Но надо сказать и то, что борьба оказывается выше сил человеческих. Солдатам, еще стоящим под ружьем, все время одним приходится стоять лицом к лицу перед неприятелем. Они мучаются от голода и часто вынуждены спорить с вышедшими из рядов, которых они презирают, из-за какого-нибудь куска павшей лошади. Они подвергнуты всем ужасам зимы, они массами падают в местах, где властная необходимость заставляет их задержаться и повернуть лицо к неприятелю. Они умирают во сне, умирают на долгих переходах. Каждый шаг, каждое движение требуют от них усилий; а, кажется, что им надо хранить все свои силы, чтобы воспользоваться ими в момент битвы.
Вечером, в полях, где приходится останавливаться для ночного отдыха, они укладываются у подножия елей, белых берез или под повозками, кавалеристы с уздой в руках, пехотинцы оставляют на спине ранец и прижимают к себе оружие; точно как в стаде, они плотно прижимаются друг к другу и обнимаются, чтобы разогреться. Сколько раз при пробуждении среди Этих обнявшихся находят уже остывший труп; его оставляют, не бросивши на него ни одного взгляда. Иные, чтобы развести огонь, вырывают с корнем деревья, иные в отчаянии поджигают дома, где расположились генералы. Иные, наконец, настолько изнурены усталостью, настолько слабы, что уже не в состоянии шевелить ногами; прямо и неподвижно, как призраки, сидят они перед кострами. Лошади грызут древесную кору, проламывают лед ударами копыт и лижут снег, чтобы утолить жажду.

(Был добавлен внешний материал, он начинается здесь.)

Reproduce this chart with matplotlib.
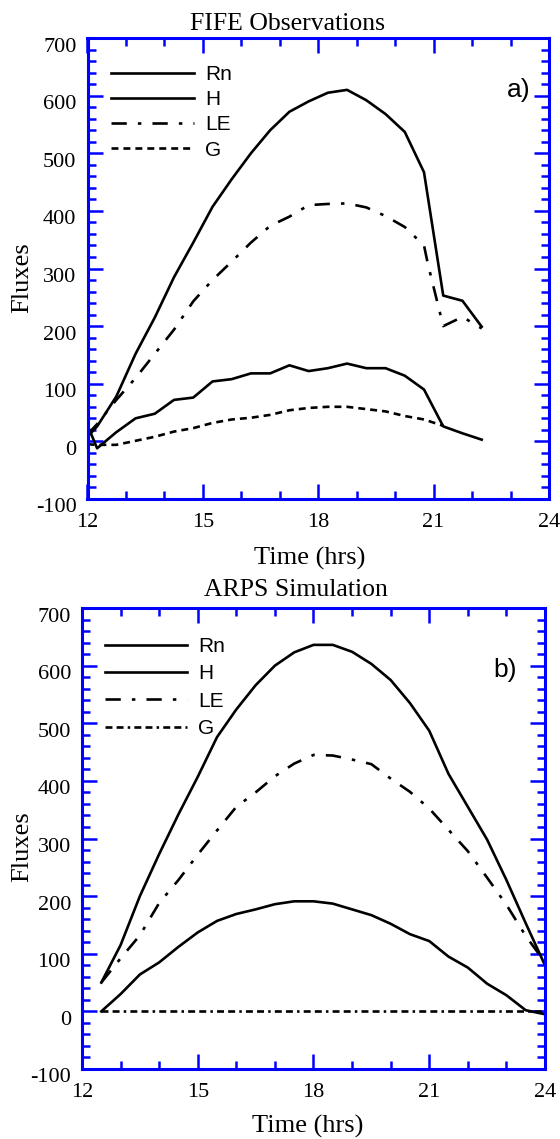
import matplotlib
matplotlib.use("Agg")
import matplotlib.pyplot as plt
import matplotlib.transforms as mtransforms
from matplotlib.ticker import MultipleLocator

plt.rcParams['lines.scale_dashes'] = False
plt.rcParams['axes.unicode_minus'] = False
plt.rcParams['font.family'] = 'Liberation Serif'

# --- FIFE observations (half-hourly, local time) ---
obs_time = [12.0, 12.25, 12.75, 13.25, 13.75, 14.25, 14.75, 15.25, 15.75, 16.25, 16.75,
            17.25, 17.75, 18.25, 18.75, 19.25, 19.75, 20.25, 20.75, 21.25, 21.75, 22.25]
obs_rn = [8, 26, 78, 152, 215, 285, 345, 407, 455, 500, 540,
          572, 590, 605, 610, 592, 568, 537, 467, 253, 244, 199]
obs_h = [28, -12, 16, 40, 48, 72, 76, 104, 108, 118, 118,
         132, 122, 127, 135, 127, 127, 114, 90, 26, 14, 3]

obs_le_time = [12.0, 12.25, 12.75, 13.25, 13.75, 14.25, 14.75, 15.25, 15.75, 16.25, 16.75,
               17.25, 17.75, 18.25, 18.75, 19.25, 19.75, 20.25, 20.75, 20.85, 21.25, 21.75, 22.25]
obs_le = [12, 30, 72, 110, 152, 194, 243, 280, 312, 345, 374,
          390, 410, 412, 413, 406, 391, 372, 340, 308, 200, 216, 196]

obs_g_time = [12.0, 12.25, 12.75, 13.25, 13.75, 14.25, 14.75, 15.25, 15.75, 16.25, 16.75,
              17.25, 17.75, 18.25, 18.75, 19.25, 19.75, 20.25, 20.75, 21.25]
obs_g = [-5, -6, -6, 1, 8, 17, 23, 32, 38, 41, 46,
         54, 58, 60, 60, 56, 52, 44, 38, 27]

# --- ARPS simulation ---
arps_time = [12.5, 13.0, 13.5, 14.0, 14.5, 15.0, 15.5, 16.0, 16.5, 17.0, 17.5, 18.0,
             18.5, 19.0, 19.5, 20.0, 20.5, 21.0, 21.5, 22.0, 22.5, 23.0, 23.5, 24.0]
arps_rn = [50, 115, 200, 273, 342, 407, 476, 524, 566, 600, 623, 636,
           636, 624, 603, 575, 535, 487, 412, 355, 298, 228, 153, 80]
arps_h = [0, 30, 64, 85, 112, 137, 157, 169, 177, 186, 191, 191,
          187, 177, 167, 152, 134, 122, 95, 76, 48, 28, 2, -5]
arps_le = [50, 92, 132, 188, 228, 272, 314, 355, 380, 408, 430, 445,
           444, 437, 429, 404, 381, 352, 315, 278, 232, 185, 131, 85]
arps_g = [0, 0, 0, 0, 0, 0, 0, 0, 0, 0, 0, 0,
          0, 0, 0, 0, 0, 0, 0, 0, 0, 0, 0, 0]

labels = ["Rn", "H", "LE", "G"]

BLUE = '#0000ff'
LW = 1.9
le_dash = (0, (11, 8, 2.5, 8))
g_obs_dash = (0, (5, 3.6))
g_arps_dash = (0, (5, 3, 5, 3, 1.8, 3))

W, H = 560, 1139
fig = plt.figure(figsize=(W / 100, H / 100), dpi=100)


def frame(ax):
    ax.set_xlim(12, 24)
    ax.set_ylim(-100, 700)
    ax.xaxis.set_major_locator(MultipleLocator(3))
    ax.xaxis.set_minor_locator(MultipleLocator(1))
    ax.yaxis.set_major_locator(MultipleLocator(100))
    ax.yaxis.set_minor_locator(MultipleLocator(20))
    for s in ax.spines.values():
        s.set_color(BLUE)
        s.set_linewidth(2.2)
    ax.tick_params(which='both', direction='in', color=BLUE, width=1.8,
                   top=True, right=True, labelsize=16)
    ax.tick_params(axis='x', pad=10)
    ax.tick_params(axis='y', pad=8)
    ax.tick_params(which='major', length=11)
    ax.tick_params(which='minor', length=5.5)
    ax.set_xticks([12, 15, 18, 21, 24])
    ax.set_yticks(range(-100, 701, 100))
    # y labels sit a little below their ticks
    off = mtransforms.ScaledTranslation(0, -6.5 / 100, fig.dpi_scale_trans)
    for lbl in ax.get_yticklabels():
        lbl.set_transform(lbl.get_transform() + off)


def legend(ax, handles, x0, y0, spacing, hlen):
    leg = ax.legend(handles, labels, loc='upper left', bbox_to_anchor=(x0, y0),
                    frameon=False, borderpad=0, borderaxespad=0,
                    handlelength=hlen, handletextpad=0.55, labelspacing=spacing,
                    prop={'family': 'Liberation Sans', 'size': 15})
    return leg


# top panel: observations
ax1 = fig.add_axes([87.5 / W, 1 - 499 / H, 461.5 / W, 461 / H])
frame(ax1)
l1, = ax1.plot(obs_time, obs_rn, color='k', lw=LW)
l2, = ax1.plot(obs_time, obs_h, color='k', lw=LW)
l3, = ax1.plot(obs_le_time, obs_le, color='k', lw=LW, linestyle=le_dash)
l4, = ax1.plot(obs_g_time, obs_g, color='k', lw=LW, linestyle=g_obs_dash)
legend(ax1, [l1, l2, l3, l4], 23 / 461.5, 1 - 27 / 461, 0.3, 4.0)

# bottom panel: simulation
ax2 = fig.add_axes([82 / W, 1 - 1069 / H, 463 / W, 461 / H])
frame(ax2)
m1, = ax2.plot(arps_time, arps_rn, color='k', lw=LW)
m2, = ax2.plot(arps_time, arps_h, color='k', lw=LW)
m3, = ax2.plot(arps_time, arps_le, color='k', lw=LW, linestyle=le_dash)
m4, = ax2.plot(arps_time, arps_g, color='k', lw=LW, linestyle=g_arps_dash)
legend(ax2, [m1, m2, m3, m4], 23.4 / 463, 1 - 29 / 461, 0.4, 3.9)

# titles, axis labels and panel tags
fig.text(288 / W, 1 - 29.5 / H, "FIFE Observations", ha='center', va='baseline', fontsize=18.5)
fig.text(296 / W, 1 - 596.5 / H, "ARPS Simulation", ha='center', va='baseline', fontsize=18.5)
fig.text(310 / W, 1 - 565 / H, "Time (hrs)", ha='center', va='baseline', fontsize=19)
fig.text(308 / W, 1 - 1132.5 / H, "Time (hrs)", ha='center', va='baseline', fontsize=19)
fig.text(22 / W, 1 - 278 / H, "Fluxes", rotation=90, ha='center', va='center', fontsize=19)
fig.text(22 / W, 1 - 847 / H, "Fluxes", rotation=90, ha='center', va='center', fontsize=19)
fig.text(519 / W, 1 - 90 / H, "a)", ha='center', va='center', fontsize=19, family='Liberation Sans')
fig.text(505 / W, 1 - 670 / H, "b)", ha='center', va='center', fontsize=19, family='Liberation Sans')

fig.savefig("out.png", dpi=100)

Каждый бивак, каждый трудный переход, каждый сожженный дом открывает для взора кучу трупов, наполовину уже истребленных. К ним скоро подходят новые жертвы, которые, стараясь как-нибудь облегчить свои муки, устраиваются возле дымящихся остатков среди испускающих последний вздох товарищей и сами вскоре подвергаются той же участи. Что же касается тех, кто попадает в руки казаков, то слишком нетрудно отгадать, как с ними поступают. Таково положение армии при возвращении из Москвы. Большую часть этого долгого пути единственной пищей служит для нее лошадиное мясо; спиртные напитки отсутствуют, а все ночи приходится проводить на открытых биваках при двадцатиградусном морозе.